Thin White Duke said:coffeesucker said:This has got to be one of the most egregious examples of bureaucracy gone bad that I have ever heard. Ever.
Oh that's nothing.
Try dealing with an HMO when you're self employed (not on a group plan) when you've got a spouse with a chronic disease. They'll try every trick in the book to cancel your coverage. The most common ploy was to raise the premium by 20 cents, not mail a premium notice, then try to cancel us for not paying the entire premium. I don't know how many times we had to hire a courier to deliver a dollar to Oxfords Chicago office to make a deadline. Those guys would laugh at us over the phone when they thought they'd pranged us. Every time we paid a premium one of us would have to spend an hour on the phone tracking down someone who could tell us exactly what our premium was down to the penny before we'd send payment. They got wise to that and started raising the rates by a few cents the day before payment was due, so then we had to have someone fax us a signed premium quote before every payment.
At one point they discovered our fax was down and that my wife was paying a local copy center $1 a page to receive their fax, so they faxed her an 80 page document along with the quote. They thought that was really funny. Whoops! Ha ha ha!

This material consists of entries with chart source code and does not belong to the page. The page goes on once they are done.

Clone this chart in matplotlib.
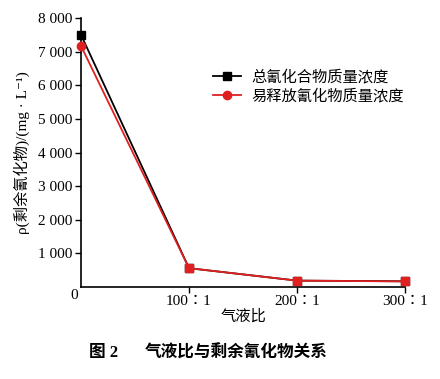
import matplotlib
matplotlib.use("Agg")
import matplotlib.pyplot as plt

ratios = [0, 100, 200, 300]
tick_labels = ["100：1", "200：1", "300：1"]
total_cn = [7500, 560, 190, 170]
release_cn = [7170, 560, 190, 165]
yticks = [1000, 2000, 3000, 4000, 5000, 6000, 7000, 8000]
ytick_labels = ["1 000", "2 000", "3 000", "4 000", "5 000", "6 000", "7 000", "8 000"]
series_names = ["总氰化合物质量浓度", "易释放氰化物质量浓度"]

FAM = ["Liberation Serif", "Noto Sans CJK SC", "DejaVu Sans"]
FAM_TC = ["Liberation Serif", "Noto Sans CJK TC", "DejaVu Sans"]
plt.rcParams['font.family'] = FAM

fig = plt.figure(figsize=(4.4, 3.79), dpi=100)
ax = fig.add_axes([81/440, 1-287/379, (405-81)/440, (287-18)/379])

ax.plot(ratios, total_cn, color="black", lw=1.3, marker="s", ms=6,
        clip_on=False, zorder=3, label=series_names[0])
ax.plot(ratios, release_cn, color="#e02020", lw=1.3, marker="o", ms=6,
        markevery=[0], clip_on=False, zorder=4, label=series_names[1])
ax.plot(ratios[1:], release_cn[1:], color="#e02020", lw=0, marker="s", ms=6,
        clip_on=False, zorder=5)

ax.set_xlim(0, 300)
ax.set_ylim(0, 8000)
ax.set_xticks(ratios[1:])
ax.set_xticklabels(tick_labels, fontsize=11, family=FAM_TC)
ax.set_yticks(yticks)
ax.set_yticklabels(ytick_labels, fontsize=11)
ax.tick_params(direction="out", length=4, width=1, pad=2)
for s in ["top", "right"]:
    ax.spines[s].set_visible(False)
for s in ["left", "bottom"]:
    ax.spines[s].set_linewidth(1.2)

ax.annotate("0", xy=(0, 0), xycoords="data", xytext=(-5, -6),
            textcoords="offset points", ha="center", va="center", fontsize=11)

ax.set_xlabel("气液比", fontsize=11, labelpad=1)
ax.set_ylabel("ρ(剩余氰化物)/(mg · L⁻¹)", fontsize=11, labelpad=6)

leg = ax.legend(loc="upper left", bbox_to_anchor=(0.39, 0.83), frameon=False,
                fontsize=11, handlelength=1.8, handletextpad=0.7,
                borderaxespad=0, labelspacing=0.25)

fig.text(89/440, 1-353/379, "图 2", fontsize=12, fontweight="bold",
         ha="left", va="center")
fig.text(145/440, 1-353/379, "气液比与剩余氰化物关系", fontsize=12,
         fontweight="bold", ha="left", va="center")

fig.savefig("out.png", dpi=100)
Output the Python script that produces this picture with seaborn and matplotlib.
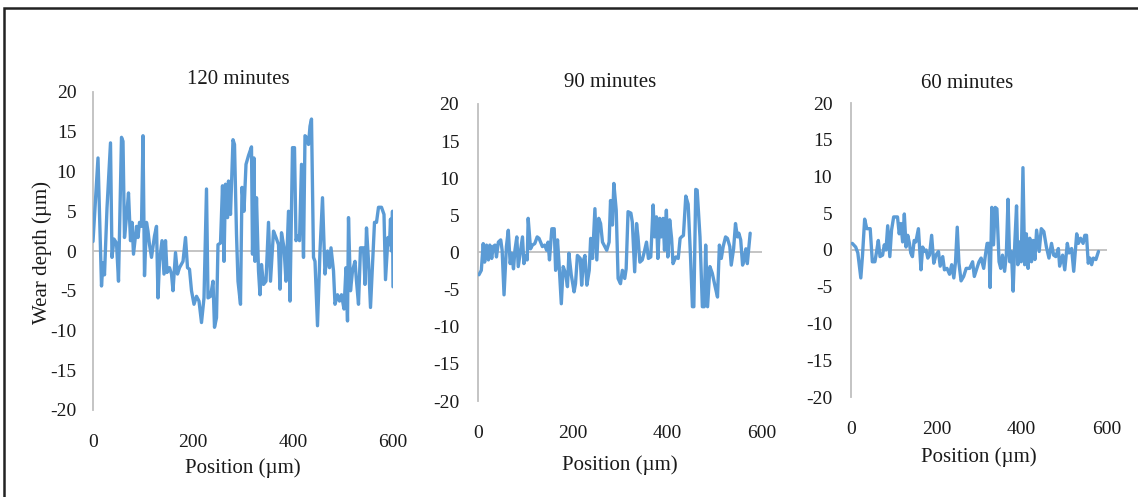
import numpy as np
import pandas as pd
import matplotlib
matplotlib.use("Agg")
import matplotlib.pyplot as plt
from matplotlib.patches import Rectangle
import seaborn as sns

# ---------------- data ----------------
titles = ["120 minutes", "90 minutes", "60 minutes"]
x_ticks = [0, 200, 400, 600]
y_ticks = [-20, -15, -10, -5, 0, 5, 10, 15, 20]

pos_120 = [0, 10, 17, 20, 23, 28, 35, 38, 42, 47, 51, 57, 60, 63, 68, 71, 75, 78, 81, 87,
           90, 93, 97, 100, 103, 107, 110, 113, 117, 123, 127, 130, 133, 138, 142, 145, 148, 153, 157, 160,
           165, 169, 173, 180, 185, 189, 193, 197, 202, 207, 212, 217, 222, 227, 230, 235, 240, 243, 247, 250,
           255, 259, 262, 265, 269, 271, 275, 280, 283, 287, 290, 295, 298, 302, 306,
           311, 317, 319, 322, 324, 327, 331, 334, 337, 341, 346, 351, 355, 361, 366, 371, 374, 377, 382, 386,
           391, 394, 399, 403, 406, 409, 413, 417, 421, 424, 427, 431, 434, 437, 441, 444, 449, 454, 459, 464,
           469, 473, 476, 481, 484, 489, 493, 497, 502, 506, 509, 511, 515, 519, 524, 527, 531, 535, 541, 544,
           547, 551, 555, 559, 563, 567, 571, 577, 582, 585, 590, 593, 595, 597, 599, 600]
dep_120 = [1.2, 11.7, -4.4, -1.5, -3.0, 5.4, 13.6, -0.8, 1.5, 1.0, -3.8, 14.3, 13.8, 1.7, 5.0, 7.3, 1.3, 3.6, -0.4, 3.1,
           1.7, 3.6, 3.1, 14.5, -3.1, 3.6, 2.5, 0.8, -0.8, 1.9, 3.1, -5.9, -1.3, 1.3, -2.9, 1.3, -2.7, -2.1, -2.9, -5.0,
           -0.2, -2.9, -2.1, -1.3, 1.7, -2.1, -2.3, -5.0, -6.7, -5.7, -6.3, -9.0, -5.9, 7.8, -5.9, -5.7, -3.8, -9.6, -8.4, 0.8,
           1.0, 8.2, -1.3, 8.4, 4.2, 8.8, 4.6, 14.0, 13.4, 2.1, -3.8, -6.7, 8.0, 5.0, 10.9,
           12.0, 13.1, -0.4, 11.7, -1.3, 6.7, -2.5, -5.5, -1.7, -4.2, -3.8, 3.6, -3.8, 2.5, 1.7, 0.8, -4.8, 2.3, 0.4, -3.8,
           5.0, -6.3, 13.0, 13.0, 1.3, 1.9, 1.3, 10.9, -0.8, 14.5, 14.3, 13.4, 15.7, 16.6, -0.8, -1.3, -9.4, 0.0, 6.7, -2.9,
           0.0, -2.1, 0.4, -2.5, -6.7, -5.5, -6.3, -5.5, -7.3, -2.1, -8.8, 4.2, -5.0, -2.5, -1.3, -3.8, -6.7, 0.4, 0.4, -4.2,
           2.9, -1.3, -7.1, -1.7, 3.6, 3.6, 5.5, 5.5, 4.6, -3.6, 1.7, 0.8, 4.0, 0.0, 5.0, -4.5]

pos_90 = [2, 7, 11, 14, 18, 22, 25, 29, 32, 36, 39, 43, 48, 51, 55, 60, 64, 68, 71, 75,
          78, 82, 85, 89, 94, 97, 101, 104, 106, 111, 115, 120, 125, 129, 136, 141, 145, 148, 151, 156,
          161, 164, 168, 171, 176, 180, 185, 189, 192, 197, 203, 206, 210, 216, 219, 223, 226, 230, 235, 238,
          242, 247, 251, 255, 259, 263, 268, 272, 277, 280, 284, 287, 292, 296,
          301, 305, 310, 313, 317, 323, 326, 331, 335, 338, 342, 347, 351, 356, 360, 365, 370, 373, 377, 380,
          384, 387, 391, 394, 398, 401, 405, 409, 412, 418, 423, 427, 430, 434, 439, 444, 449, 453, 456, 460,
          463, 469, 474, 478, 481, 485, 490, 495, 501, 506, 510, 514, 518, 523, 527, 532, 535, 540, 544, 548,
          551, 555, 559, 562, 566, 569, 575]
dep_90 = [-3.0, -2.4, 1.2, -1.3, 1.0, -1.0, 1.0, -0.8, 0.8, 1.0, -0.6, 1.4, 1.7, 0.3, -5.7, 0.8, 3.0, -1.5, -0.1, -2.2,
          0.3, 2.1, -1.9, -0.1, 2.1, -1.5, -0.4, -1.0, 4.6, 0.5, 1.0, 1.2, 2.1, 1.9, 0.8, 1.0, 0.3, 1.4, -1.0, 3.2,
          3.2, -2.4, 1.7, -1.3, -6.9, -1.9, -2.8, -4.6, -0.1, -3.0, -5.3, -4.2, -0.4, -0.8, -4.4, -1.0, -0.4, -4.4, -2.4, 1.9,
          -0.8, 5.9, -1.0, 4.6, 3.9, 1.4, 0.8, 0.3, 1.4, 7.0, 3.7, 9.3, 5.7, -3.5,
          -4.2, -2.4, -3.5, -2.2, 5.5, 5.3, 4.1, -2.6, 3.9, 2.1, -1.3, -1.0, 0.0, 1.4, -0.8, -0.6, 6.4, 2.1, 4.8, -0.8,
          4.6, 2.1, 4.6, 0.3, 5.7, -0.6, 4.4, 1.9, -1.5, -0.6, -0.8, 1.9, 2.1, 2.3, 7.6, 6.5, -0.6, -7.3, -7.3, 8.5,
          8.4, 2.1, -7.3, -7.3, 1.0, -7.3, -1.9, -2.8, -4.6, -6.0, 1.0, -0.8, 0.8, 2.1, 1.9, 0.8, -1.7, 0.5, 3.9, 2.1,
          2.6, 1.7, -1.7, -1.0, 0.5, -1.5, 2.6]

pos_60 = [3, 11, 16, 23, 27, 32, 37, 45, 50, 56, 60, 64, 68, 74, 78, 82, 86, 91, 95, 100,
          105, 109, 113, 117, 121, 125, 129, 133, 137, 140, 144, 148, 152, 158, 164, 168, 172, 176, 180, 184,
          189, 194, 199, 205, 209, 215, 219, 225, 231, 236, 241, 245, 249, 253, 258, 264, 270, 278, 285,
          289, 295, 300, 305, 311, 315, 319, 323, 326, 330, 334, 338, 342, 347, 351, 355, 360, 364, 368, 372,
          376, 380, 384, 388, 391, 395, 399, 403, 407, 411, 415, 419, 423, 427, 431, 435, 441, 446, 452, 458,
          464, 470, 475, 480, 486, 489, 496, 501, 507, 511, 517, 522, 529, 533, 538, 544, 548, 552, 556, 560,
          564, 568, 574, 580]
dep_60 = [0.9, 0.4, -0.4, -3.8, -0.7, 4.2, 2.9, 2.9, -1.6, -1.6, -0.2, 1.3, -0.9, -0.7, 0.7, 0.0, 3.3, -0.9, 2.7, 4.5,
          4.5, 4.5, 2.2, 3.6, 1.1, 4.9, 0.4, 2.0, 0.9, -0.4, -0.9, 1.3, 1.1, 2.9, -2.7, 0.4, -0.2, 0.0, -1.1, -0.7,
          2.0, -1.8, -0.7, -0.2, -2.2, -0.9, -2.7, -2.5, -3.3, -2.0, -3.8, -1.6, 3.1, -1.8, -4.2, -3.6, -2.5, -2.5, -1.6,
          -3.6, -2.5, -1.6, -1.1, -2.5, -0.7, 0.9, 0.9, -5.1, 5.8, 0.7, 5.8, 5.6, -1.6, -2.5, -0.7, -2.9, -0.7, 6.9, -1.6,
          -0.2, -5.6, 1.1, 6.0, -2.0, 1.1, -1.6, 11.2, -2.0, 2.2, -2.5, 1.6, -1.6, 1.3, -1.3, 2.7, -0.2, 2.9, 2.5, 0.4,
          -1.1, 0.9, -0.7, -0.9, 0.2, -2.2, -0.7, -2.7, 0.9, -0.4, 0.2, -2.9, 2.2, 0.9, 1.6, 0.9, 2.0, 2.0, -1.8, -1.1,
          -2.0, -1.1, -1.3, -0.2]

series = [(pos_120, dep_120), (pos_90, dep_90), (pos_60, dep_60)]

# ---------------- style ----------------
sns.set_style("white")
plt.rcParams["font.family"] = ["Liberation Serif", "DejaVu Serif"]
LINE = "#5B9BD5"
AXC = "#BFBFBF"
TXT = "#1a1a1a"

W, H = 1138, 497
fig = plt.figure(figsize=(W / 100, H / 100), dpi=100)

# axes boxes in pixels: left, right, top(y=20), bottom(y=-20)
boxes = [(93, 393, 92, 410), (478, 762, 104, 401), (851, 1107, 103, 397)]
title_x = [0.483, 0.465, 0.453]
title_pad = [6, 12, 11]
ytick_len = [0, 3.5, 3.5]
xlab_y = [468, 465, 457]

for i, ((px, py), (l, r, t, b)) in enumerate(zip(series, boxes)):
    ax = fig.add_axes([l / W, 1 - b / H, (r - l) / W, (b - t) / H])
    df = pd.DataFrame({"Position": px, "Depth": py})
    ax.axhline(0, color=AXC, lw=1.3, zorder=1)
    sns.lineplot(data=df, x="Position", y="Depth", ax=ax, color=LINE, lw=2.4,
                 sort=False, estimator=None, zorder=3)
    ax.set_xlim(0, 600)
    ax.set_ylim(-20, 20)
    ax.set_xticks(x_ticks)
    ax.set_xticklabels([str(v) for v in x_ticks])
    ax.set_yticks(y_ticks)
    ax.set_yticklabels([str(v) for v in y_ticks])
    for s in ["top", "right", "bottom"]:
        ax.spines[s].set_visible(False)
    ax.spines["left"].set_color(AXC)
    ax.spines["left"].set_linewidth(1.3)
    ax.tick_params(axis="x", length=0, pad=17, labelsize=14, colors=TXT)
    ax.tick_params(axis="y", length=ytick_len[i], width=1.1, color=AXC, direction="out",
                   pad=12 if i == 0 else 10, labelsize=14, labelcolor=TXT)
    ax.set_xlabel("")
    ax.set_ylabel("")
    ax.set_title(titles[i], x=title_x[i], pad=title_pad[i], fontsize=15, color=TXT)
    fig.text(((l + r) / 2) / W, 1 - xlab_y[i] / H, "Position (µm)", ha="center", va="center",
             fontsize=15, color=TXT)
    ax.set_facecolor("none")

fig.text(42 / W, 1 - 252 / H, "Wear depth (µm)", rotation=90, ha="center", va="center",
         fontsize=15, color=TXT)

# outer frame
fig.add_artist(Rectangle((3.5 / W, -0.05), 1.2, 1 - 8 / H + 0.05, transform=fig.transFigure,
                         fill=False, edgecolor="#222222", lw=1.8))

fig.savefig("out.png", dpi=100, facecolor="white")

We're going through the same thing now to get COBRA coverage so we don't have a 63 day insurance gap (after which time they can prang us for 'pre-existing condition'). Unicare has 'never received' six checks we've sent to them over the past month. Yesterday we had a friend in Chicago hand deliver 8 $100 bills to them with a private investigator witnessing and photographing the transaction. I'm sure they've got a team of experts working on a way to get around that one. Hopefully my wife will be able to finally refill her meds this week.